■ **STATED GOAL**
Copy the listing below in full and skip every picture.

■ **DATASET SECTION**
..............................
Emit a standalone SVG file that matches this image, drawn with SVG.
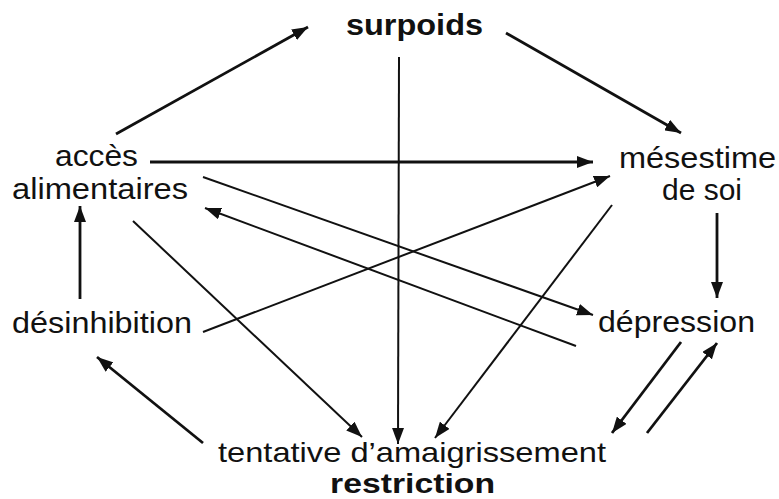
<svg xmlns="http://www.w3.org/2000/svg" width="779" height="499" viewBox="0 0 779 499">
<style>
text{font-family:"Liberation Sans",Arial,sans-serif;font-size:29px;fill:#111}
.b{font-weight:bold}
.s{font-size:28px}
.c{stroke:#111;fill:none}
.t{stroke-width:2.8}
.n{stroke-width:2}
</style>
<defs>
<marker id="ah" viewBox="0 0 16 12" refX="16" refY="6" markerWidth="16" markerHeight="12" markerUnits="userSpaceOnUse" orient="auto">
<path d="M0,0 L16,6 L0,12 Z" fill="#111"/>
</marker>
</defs>
<rect width="779" height="499" fill="#fff"/>
<g id="surpoids"><text class="b" x="346" y="35" textLength="137" lengthAdjust="spacingAndGlyphs">surpoids</text></g>
<g id="acces"><text x="55" y="166" textLength="83" lengthAdjust="spacingAndGlyphs">accès</text><text x="12" y="199" textLength="176" lengthAdjust="spacingAndGlyphs">alimentaires</text></g>
<g id="mesestime"><text x="619" y="168" textLength="157" lengthAdjust="spacingAndGlyphs">mésestime</text><text x="662" y="200" textLength="80" lengthAdjust="spacingAndGlyphs">de soi</text></g>
<g id="desinhibition"><text x="12" y="333" textLength="180" lengthAdjust="spacingAndGlyphs">désinhibition</text></g>
<g id="depression"><text x="598" y="332" textLength="157" lengthAdjust="spacingAndGlyphs">dépression</text></g>
<g id="tentative"><text class="s" x="218" y="462" textLength="388" lengthAdjust="spacingAndGlyphs">tentative d’amaigrissement</text><text class="b s" x="330" y="493" textLength="165" lengthAdjust="spacingAndGlyphs">restriction</text></g>
<g id="connectors">
<line class="c t" x1="116" y1="134" x2="308" y2="27" marker-end="url(#ah)"/>
<line class="c t" x1="506" y1="33" x2="681" y2="133" marker-end="url(#ah)"/>
<line class="c n" x1="399" y1="57" x2="398" y2="444" marker-end="url(#ah)"/>
<line class="c t" x1="150" y1="162" x2="593" y2="162" marker-end="url(#ah)"/>
<line class="c n" x1="203" y1="332" x2="610" y2="176" marker-end="url(#ah)"/>
<line class="c n" x1="612" y1="205" x2="435" y2="438" marker-end="url(#ah)"/>
<line class="c n" x1="133" y1="221" x2="362" y2="437" marker-end="url(#ah)"/>
<line class="c n" x1="203" y1="177" x2="593" y2="315" marker-end="url(#ah)"/>
<line class="c n" x1="576" y1="346" x2="205" y2="208" marker-end="url(#ah)"/>
<line class="c t" x1="717" y1="213" x2="717" y2="298" marker-end="url(#ah)"/>
<line class="c t" x1="681" y1="342" x2="612" y2="433" marker-end="url(#ah)"/>
<line class="c t" x1="647" y1="433" x2="717" y2="343" marker-end="url(#ah)"/>
<line class="c t" x1="203" y1="443" x2="97" y2="357" marker-end="url(#ah)"/>
<line class="c t" x1="80" y1="299" x2="80" y2="206" marker-end="url(#ah)"/>
</g>
</svg>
..............................
■ **COMPLETE ANSWER**
Emit a standalone SVG file that matches this image, drawn with SVG.
<svg xmlns="http://www.w3.org/2000/svg" width="779" height="499" viewBox="0 0 779 499">
<style>
text{font-family:"Liberation Sans",Arial,sans-serif;font-size:29px;fill:#111}
.b{font-weight:bold}
.s{font-size:28px}
.c{stroke:#111;fill:none}
.t{stroke-width:2.8}
.n{stroke-width:2}
</style>
<defs>
<marker id="ah" viewBox="0 0 16 12" refX="16" refY="6" markerWidth="16" markerHeight="12" markerUnits="userSpaceOnUse" orient="auto">
<path d="M0,0 L16,6 L0,12 Z" fill="#111"/>
</marker>
</defs>
<rect width="779" height="499" fill="#fff"/>
<g id="surpoids"><text class="b" x="346" y="35" textLength="137" lengthAdjust="spacingAndGlyphs">surpoids</text></g>
<g id="acces"><text x="55" y="166" textLength="83" lengthAdjust="spacingAndGlyphs">accès</text><text x="12" y="199" textLength="176" lengthAdjust="spacingAndGlyphs">alimentaires</text></g>
<g id="mesestime"><text x="619" y="168" textLength="157" lengthAdjust="spacingAndGlyphs">mésestime</text><text x="662" y="200" textLength="80" lengthAdjust="spacingAndGlyphs">de soi</text></g>
<g id="desinhibition"><text x="12" y="333" textLength="180" lengthAdjust="spacingAndGlyphs">désinhibition</text></g>
<g id="depression"><text x="598" y="332" textLength="157" lengthAdjust="spacingAndGlyphs">dépression</text></g>
<g id="tentative"><text class="s" x="218" y="462" textLength="388" lengthAdjust="spacingAndGlyphs">tentative d’amaigrissement</text><text class="b s" x="330" y="493" textLength="165" lengthAdjust="spacingAndGlyphs">restriction</text></g>
<g id="connectors">
<line class="c t" x1="116" y1="134" x2="308" y2="27" marker-end="url(#ah)"/>
<line class="c t" x1="506" y1="33" x2="681" y2="133" marker-end="url(#ah)"/>
<line class="c n" x1="399" y1="57" x2="398" y2="444" marker-end="url(#ah)"/>
<line class="c t" x1="150" y1="162" x2="593" y2="162" marker-end="url(#ah)"/>
<line class="c n" x1="203" y1="332" x2="610" y2="176" marker-end="url(#ah)"/>
<line class="c n" x1="612" y1="205" x2="435" y2="438" marker-end="url(#ah)"/>
<line class="c n" x1="133" y1="221" x2="362" y2="437" marker-end="url(#ah)"/>
<line class="c n" x1="203" y1="177" x2="593" y2="315" marker-end="url(#ah)"/>
<line class="c n" x1="576" y1="346" x2="205" y2="208" marker-end="url(#ah)"/>
<line class="c t" x1="717" y1="213" x2="717" y2="298" marker-end="url(#ah)"/>
<line class="c t" x1="681" y1="342" x2="612" y2="433" marker-end="url(#ah)"/>
<line class="c t" x1="647" y1="433" x2="717" y2="343" marker-end="url(#ah)"/>
<line class="c t" x1="203" y1="443" x2="97" y2="357" marker-end="url(#ah)"/>
<line class="c t" x1="80" y1="299" x2="80" y2="206" marker-end="url(#ah)"/>
</g>
</svg>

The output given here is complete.